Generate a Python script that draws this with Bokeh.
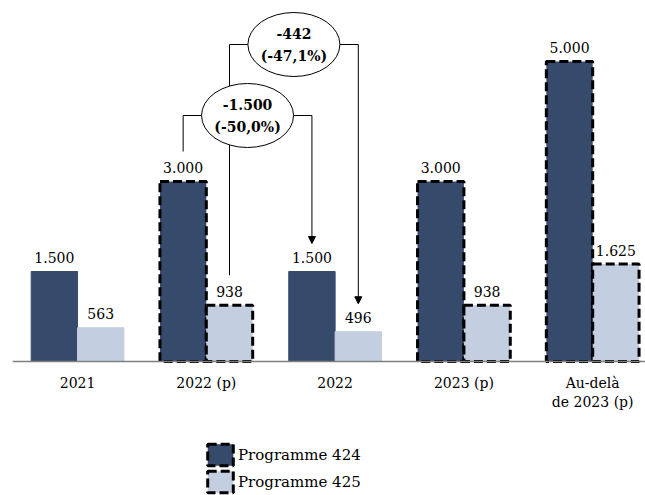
from bokeh.plotting import figure
from bokeh.models import (ColumnDataSource, Range1d, Legend, LegendItem, Arrow,
                          NormalHead, FixedTicker)
from bokeh.core.properties import value
from bokeh.embed import file_html
from bokeh.resources import INLINE

# ---------------- data ----------------
categories = ["2021", "2022 (p)", "2022", "2023 (p)", "Au-delà\nde 2023 (p)"]
prog424 = [1500, 3000, 1500, 3000, 5000]
prog425 = [563, 938, 496, 938, 1625]
dashed = [False, True, False, True, True]
series_names = ["Programme 424", "Programme 425"]

DARK = "#364A6C"
LIGHT = "#C4CEE1"
FONT = "DejaVu Serif"

def fmt(v):
    return f"{v:,}".replace(",", ".")

PX_Y = 0.06          # px per unit on y
OFF = 0.18           # half offset of bars
BW = 0.36            # bar width

p = figure(width=645, height=495, output_backend="svg", toolbar_location=None,
           x_range=Range1d(-0.505, 4.41),
           y_range=Range1d(-134 / PX_Y, 353 / PX_Y),
           min_border_left=12, min_border_right=0, min_border_top=8,
           min_border_bottom=0)
p.outline_line_color = None
p.grid.visible = False
p.yaxis.visible = False
p.background_fill_color = "white"

idx = list(range(len(categories)))

def src(vals, shift, keep):
    xs = [i + shift for i in idx if keep(i)]
    ys = [vals[i] for i in idx if keep(i)]
    return ColumnDataSource(dict(x=xs, top=ys))

renderers = {}
for vals, shift, col, name in [(prog424, -OFF, DARK, series_names[0]),
                               (prog425, OFF, LIGHT, series_names[1])]:
    s_solid = src(vals, shift, lambda i: not dashed[i])
    s_dash = src(vals, shift, lambda i: dashed[i])
    p.vbar(x="x", top="top", bottom=0, width=BW, source=s_solid,
           fill_color=col, line_color=col, line_width=1)
    r = p.vbar(x="x", top="top", bottom=0, width=BW, source=s_dash,
               fill_color=col, line_color="black", line_width=3,
               line_dash="9 4")
    renderers[name] = r
    allsrc = ColumnDataSource(dict(x=[i + shift for i in idx], top=vals,
                                   lab=[fmt(v) for v in vals]))
    p.text(x="x", y="top", text="lab", source=allsrc, text_align="center",
           text_baseline="middle", y_offset=-14, text_font=value(FONT),
           text_font_size="14px", text_color="black")

# ---------------- annotations ----------------
def ydata(px_above):
    return px_above / PX_Y

# comparisons: (series, shift, from category, to category, line height px)
comparisons = [(prog424, -OFF, 1, 2, 361 - 115),
               (prog425, OFF, 1, 2, 361 - 44)]
ells_x, ells_y, t1, t2 = [], [], [], []
for vals, shift, a, b, hpx in comparisons:
    xa, xb = a + shift, b + shift
    yl = ydata(hpx)
    ya = vals[a] + ydata(30)
    yb = vals[b] + ydata(28)
    p.line([xa, xa, xb], [ya, yl, yl], line_color="black", line_width=1)
    p.add_layout(Arrow(x_start=xb, y_start=yl, x_end=xb, y_end=yb,
                       line_color="black", line_width=1,
                       end=NormalHead(size=7, fill_color="black",
                                      line_color="black")))
    d = vals[b] - vals[a]
    pct = d / vals[a] * 100
    ells_x.append((xa + xb) / 2)
    ells_y.append(yl)
    t1.append(("-" if d < 0 else "+") + fmt(abs(d)))
    t2.append("(" + f"{pct:.1f}".replace(".", ",") + "%)")

es = ColumnDataSource(dict(x=ells_x, y=ells_y, t1=t1, t2=t2))
p.ellipse(x="x", y="y", width=92, height=64, width_units="screen",
          height_units="screen", source=es, fill_color="white",
          line_color="black", line_width=1)
p.text(x="x", y="y", text="t1", source=es, text_align="center",
       text_baseline="middle", y_offset=-11, text_font=value(FONT),
       text_font_size="14px", text_font_style="bold", text_color="black")
p.text(x="x", y="y", text="t2", source=es, text_align="center",
       text_baseline="middle", y_offset=11, text_font=value(FONT),
       text_font_size="14px", text_font_style="bold", text_color="black")

# ---------------- axis ----------------
ax = p.xaxis[0]
ax.fixed_location = 0
ax.ticker = FixedTicker(ticks=idx)
ax.major_label_overrides = {i: c for i, c in enumerate(categories)}
ax.major_tick_line_color = None
ax.minor_tick_line_color = None
ax.axis_line_color = "#7F7F7F"
ax.axis_line_width = 1.5
ax.major_label_standoff = 7
ax.major_label_text_font = FONT
ax.major_label_text_font_size = "14px"
ax.major_label_text_color = "black"

# ---------------- legend ----------------
legend = Legend(items=[LegendItem(label=n, renderers=[renderers[n]])
                       for n in series_names],
                location=(192, 0), orientation="vertical",
                glyph_width=32, glyph_height=27, spacing=0, padding=0,
                margin=0, label_standoff=2, border_line_color=None,
                background_fill_alpha=0, label_text_font=FONT,
                label_text_font_size="15px", label_text_color="black")
p.add_layout(legend)

open("out.html", "w").write(file_html(p, INLINE))
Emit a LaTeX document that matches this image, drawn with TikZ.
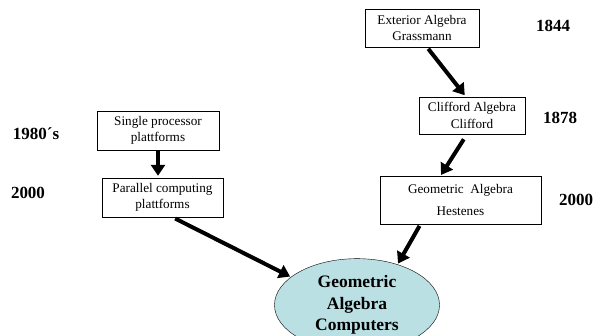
\documentclass[tikz,border=0pt]{standalone}
\usepackage{fontspec}
\setmainfont{Liberation Serif}
\usetikzlibrary{arrows.meta, positioning, shapes.geometric}
\definecolor{gacfill}{RGB}{186,224,228}
\tikzset{
    box/.style={draw, thin, fill=white, align=center, inner sep=1pt, font=\fontsize{13.2}{16.5}\selectfont},
    yearL/.style={font=\bfseries\fontsize{17}{19}\selectfont, inner sep=0pt},
    bareA/.style={line width=4pt, -{Triangle[length=11pt, width=14pt]}},
}
\begin{document}
\begin{tikzpicture}[x=1pt, y=-1pt]
    \useasboundingbox (0,0) rectangle (595,336);
    % right column
    \node[box, minimum width=114, minimum height=38] (ext) at (422,28) {Exterior Algebra\\Grassmann};
    \node[box, minimum width=106, minimum height=37] (cliff) at (472,115.5) {Clifford Algebra\\Clifford};
    \node[box, minimum width=161, minimum height=48, align=center] (hest) at (460.5,200) {Geometric\ \ Algebra\\[6pt]Hestenes};
    % left column
    \node[box, minimum width=122, minimum height=39] (single) at (158,130.5) {Single processor\\plattforms};
    \node[box, minimum width=121, minimum height=39] (para) at (162.5,197.5) {Parallel computing\\plattforms};
    % years
    \node[yearL] (y1844) at (553,26) {1844};
    \node[yearL] (y1878) at (560,118) {1878};
    \node[yearL] (y2000r) at (576,200) {2000};
    \node[yearL] (y1980) at (36,134) {1980´s};
    \node[yearL] (y2000l) at (28,193) {2000};
    % target
    \node[draw, thin, ellipse, fill=gacfill, minimum width=165, minimum height=76, align=center,
          font=\bfseries\fontsize{17.5}{21.5}\selectfont] (gac) at (357,305) {Geometric\\Algebra\\Computers};
    % arrows
    \draw[bareA, shorten <=2pt, shorten >=2pt] ([xshift=5]ext.south) -- ([xshift=-6]cliff.north);
    \draw[bareA, shorten >=2pt] (single.south) -- (single.south |- para.north);
    \draw[bareA, shorten <=6pt, shorten >=1pt] ([xshift=-5]cliff.south) -- ([xshift=-20]hest.north);
    \draw[bareA, shorten <=3pt, shorten >=1pt] ([xshift=10]para.south) -- (gac.157);
    \draw[bareA, shorten <=2pt, shorten >=1pt] ([xshift=-40]hest.south) -- (gac.45);
\end{tikzpicture}
\end{document}
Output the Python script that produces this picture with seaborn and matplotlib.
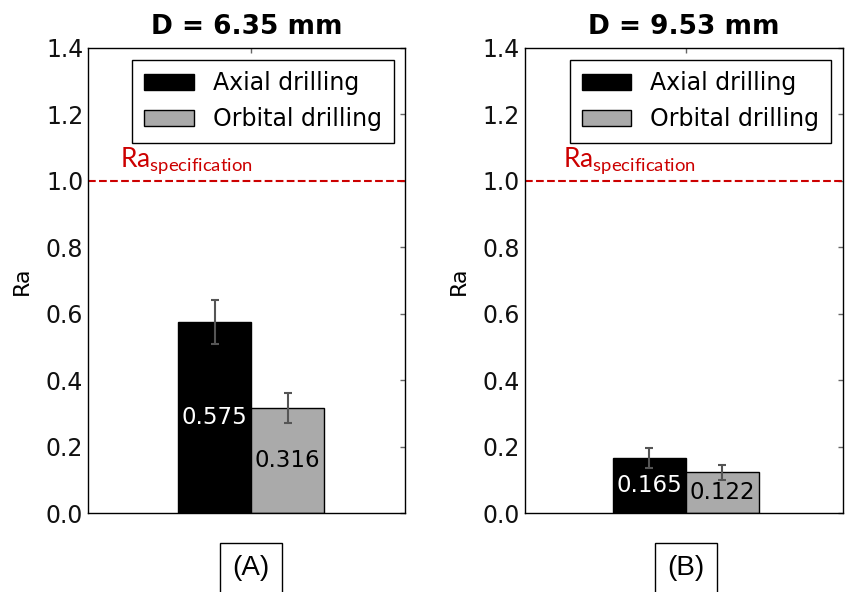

--

## PROBLEM DETAILS
Restate the material word for word from its first line through the line containing "return ColumnDataSource(dict(x=xs, top=ys))", both included; the pictures do not belong in it.

## RESPONSE TO THIS TASK
Generate a Python script that draws this with Bokeh.
from bokeh.plotting import figure
from bokeh.models import (ColumnDataSource, Range1d, Legend, LegendItem, Arrow,
                          NormalHead, FixedTicker)
from bokeh.core.properties import value
from bokeh.embed import file_html
from bokeh.resources import INLINE

# ---------------- data ----------------
categories = ["2021", "2022 (p)", "2022", "2023 (p)", "Au-delà\nde 2023 (p)"]
prog424 = [1500, 3000, 1500, 3000, 5000]
prog425 = [563, 938, 496, 938, 1625]
dashed = [False, True, False, True, True]
series_names = ["Programme 424", "Programme 425"]

DARK = "#364A6C"
LIGHT = "#C4CEE1"
FONT = "DejaVu Serif"

def fmt(v):
    return f"{v:,}".replace(",", ".")

PX_Y = 0.06          # px per unit on y
OFF = 0.18           # half offset of bars
BW = 0.36            # bar width

p = figure(width=645, height=495, output_backend="svg", toolbar_location=None,
           x_range=Range1d(-0.505, 4.41),
           y_range=Range1d(-134 / PX_Y, 353 / PX_Y),
           min_border_left=12, min_border_right=0, min_border_top=8,
           min_border_bottom=0)
p.outline_line_color = None
p.grid.visible = False
p.yaxis.visible = False
p.background_fill_color = "white"

idx = list(range(len(categories)))

def src(vals, shift, keep):
    xs = [i + shift for i in idx if keep(i)]
    ys = [vals[i] for i in idx if keep(i)]
    return ColumnDataSource(dict(x=xs, top=ys))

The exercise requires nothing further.